*Source material*
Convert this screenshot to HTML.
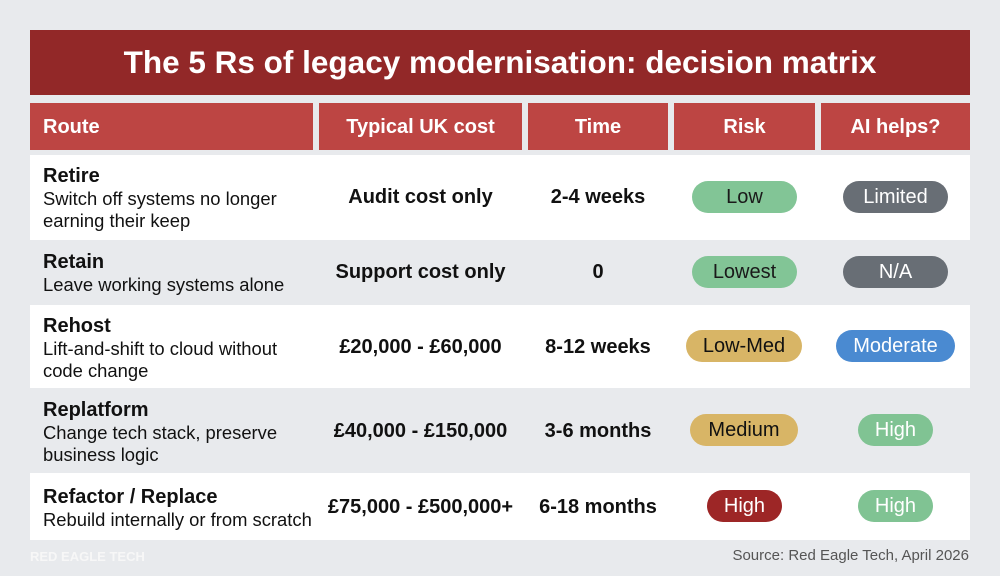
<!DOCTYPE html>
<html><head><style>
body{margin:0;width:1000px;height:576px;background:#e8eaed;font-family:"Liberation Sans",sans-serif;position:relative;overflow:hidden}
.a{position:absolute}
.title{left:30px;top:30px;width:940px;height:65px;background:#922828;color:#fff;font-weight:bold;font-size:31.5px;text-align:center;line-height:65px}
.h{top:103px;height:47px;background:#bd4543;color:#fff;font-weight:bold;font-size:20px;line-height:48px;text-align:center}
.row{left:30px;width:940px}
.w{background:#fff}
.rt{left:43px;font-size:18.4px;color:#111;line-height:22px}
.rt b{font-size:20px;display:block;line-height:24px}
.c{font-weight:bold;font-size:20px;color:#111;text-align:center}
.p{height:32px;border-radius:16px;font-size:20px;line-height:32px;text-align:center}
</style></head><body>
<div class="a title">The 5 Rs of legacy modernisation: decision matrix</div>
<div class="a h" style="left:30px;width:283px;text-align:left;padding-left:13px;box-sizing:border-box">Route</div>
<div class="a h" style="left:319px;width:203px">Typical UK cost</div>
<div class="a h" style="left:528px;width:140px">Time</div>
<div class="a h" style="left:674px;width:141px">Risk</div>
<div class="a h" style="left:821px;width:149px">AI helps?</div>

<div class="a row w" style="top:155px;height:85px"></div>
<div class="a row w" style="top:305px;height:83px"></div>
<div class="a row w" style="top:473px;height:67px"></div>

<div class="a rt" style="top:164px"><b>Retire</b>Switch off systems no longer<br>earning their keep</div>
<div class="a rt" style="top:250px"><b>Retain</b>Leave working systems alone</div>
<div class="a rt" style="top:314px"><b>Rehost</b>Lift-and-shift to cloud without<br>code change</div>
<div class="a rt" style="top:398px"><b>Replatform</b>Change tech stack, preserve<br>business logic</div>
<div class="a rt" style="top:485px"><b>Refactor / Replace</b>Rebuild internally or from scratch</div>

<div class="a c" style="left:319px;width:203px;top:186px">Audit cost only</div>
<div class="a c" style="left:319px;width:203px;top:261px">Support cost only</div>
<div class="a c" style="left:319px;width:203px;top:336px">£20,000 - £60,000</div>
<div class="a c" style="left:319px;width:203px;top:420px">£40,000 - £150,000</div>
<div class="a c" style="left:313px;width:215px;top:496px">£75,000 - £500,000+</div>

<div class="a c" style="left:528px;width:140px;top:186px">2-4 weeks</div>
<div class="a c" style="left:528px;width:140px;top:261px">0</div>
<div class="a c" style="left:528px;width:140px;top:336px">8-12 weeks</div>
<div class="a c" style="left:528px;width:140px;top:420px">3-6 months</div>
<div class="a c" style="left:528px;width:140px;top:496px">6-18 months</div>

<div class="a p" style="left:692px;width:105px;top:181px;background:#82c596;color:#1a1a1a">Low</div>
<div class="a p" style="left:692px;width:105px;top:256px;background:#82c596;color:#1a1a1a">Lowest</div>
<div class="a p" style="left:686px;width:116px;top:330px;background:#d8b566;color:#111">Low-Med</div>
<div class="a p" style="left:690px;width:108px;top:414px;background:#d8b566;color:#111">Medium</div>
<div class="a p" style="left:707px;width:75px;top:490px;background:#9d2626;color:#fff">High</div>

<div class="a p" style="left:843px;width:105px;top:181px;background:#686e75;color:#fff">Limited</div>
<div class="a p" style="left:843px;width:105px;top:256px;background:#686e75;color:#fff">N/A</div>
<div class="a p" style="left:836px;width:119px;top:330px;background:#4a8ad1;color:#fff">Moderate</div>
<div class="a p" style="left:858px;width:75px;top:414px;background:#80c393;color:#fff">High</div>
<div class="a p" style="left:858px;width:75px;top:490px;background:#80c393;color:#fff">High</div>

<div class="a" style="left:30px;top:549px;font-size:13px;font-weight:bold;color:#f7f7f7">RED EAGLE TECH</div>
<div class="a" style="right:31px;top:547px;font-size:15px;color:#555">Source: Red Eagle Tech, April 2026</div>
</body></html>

*Your instructions*
Print each line of the material above exactly, with the pictures removed from your copy.

*Task result*
Convert this screenshot to HTML.
<!DOCTYPE html>
<html><head><style>
body{margin:0;width:1000px;height:576px;background:#e8eaed;font-family:"Liberation Sans",sans-serif;position:relative;overflow:hidden}
.a{position:absolute}
.title{left:30px;top:30px;width:940px;height:65px;background:#922828;color:#fff;font-weight:bold;font-size:31.5px;text-align:center;line-height:65px}
.h{top:103px;height:47px;background:#bd4543;color:#fff;font-weight:bold;font-size:20px;line-height:48px;text-align:center}
.row{left:30px;width:940px}
.w{background:#fff}
.rt{left:43px;font-size:18.4px;color:#111;line-height:22px}
.rt b{font-size:20px;display:block;line-height:24px}
.c{font-weight:bold;font-size:20px;color:#111;text-align:center}
.p{height:32px;border-radius:16px;font-size:20px;line-height:32px;text-align:center}
</style></head><body>
<div class="a title">The 5 Rs of legacy modernisation: decision matrix</div>
<div class="a h" style="left:30px;width:283px;text-align:left;padding-left:13px;box-sizing:border-box">Route</div>
<div class="a h" style="left:319px;width:203px">Typical UK cost</div>
<div class="a h" style="left:528px;width:140px">Time</div>
<div class="a h" style="left:674px;width:141px">Risk</div>
<div class="a h" style="left:821px;width:149px">AI helps?</div>

<div class="a row w" style="top:155px;height:85px"></div>
<div class="a row w" style="top:305px;height:83px"></div>
<div class="a row w" style="top:473px;height:67px"></div>

<div class="a rt" style="top:164px"><b>Retire</b>Switch off systems no longer<br>earning their keep</div>
<div class="a rt" style="top:250px"><b>Retain</b>Leave working systems alone</div>
<div class="a rt" style="top:314px"><b>Rehost</b>Lift-and-shift to cloud without<br>code change</div>
<div class="a rt" style="top:398px"><b>Replatform</b>Change tech stack, preserve<br>business logic</div>
<div class="a rt" style="top:485px"><b>Refactor / Replace</b>Rebuild internally or from scratch</div>

<div class="a c" style="left:319px;width:203px;top:186px">Audit cost only</div>
<div class="a c" style="left:319px;width:203px;top:261px">Support cost only</div>
<div class="a c" style="left:319px;width:203px;top:336px">£20,000 - £60,000</div>
<div class="a c" style="left:319px;width:203px;top:420px">£40,000 - £150,000</div>
<div class="a c" style="left:313px;width:215px;top:496px">£75,000 - £500,000+</div>

<div class="a c" style="left:528px;width:140px;top:186px">2-4 weeks</div>
<div class="a c" style="left:528px;width:140px;top:261px">0</div>
<div class="a c" style="left:528px;width:140px;top:336px">8-12 weeks</div>
<div class="a c" style="left:528px;width:140px;top:420px">3-6 months</div>
<div class="a c" style="left:528px;width:140px;top:496px">6-18 months</div>

<div class="a p" style="left:692px;width:105px;top:181px;background:#82c596;color:#1a1a1a">Low</div>
<div class="a p" style="left:692px;width:105px;top:256px;background:#82c596;color:#1a1a1a">Lowest</div>
<div class="a p" style="left:686px;width:116px;top:330px;background:#d8b566;color:#111">Low-Med</div>
<div class="a p" style="left:690px;width:108px;top:414px;background:#d8b566;color:#111">Medium</div>
<div class="a p" style="left:707px;width:75px;top:490px;background:#9d2626;color:#fff">High</div>

<div class="a p" style="left:843px;width:105px;top:181px;background:#686e75;color:#fff">Limited</div>
<div class="a p" style="left:843px;width:105px;top:256px;background:#686e75;color:#fff">N/A</div>
<div class="a p" style="left:836px;width:119px;top:330px;background:#4a8ad1;color:#fff">Moderate</div>
<div class="a p" style="left:858px;width:75px;top:414px;background:#80c393;color:#fff">High</div>
<div class="a p" style="left:858px;width:75px;top:490px;background:#80c393;color:#fff">High</div>

<div class="a" style="left:30px;top:549px;font-size:13px;font-weight:bold;color:#f7f7f7">RED EAGLE TECH</div>
<div class="a" style="right:31px;top:547px;font-size:15px;color:#555">Source: Red Eagle Tech, April 2026</div>
</body></html>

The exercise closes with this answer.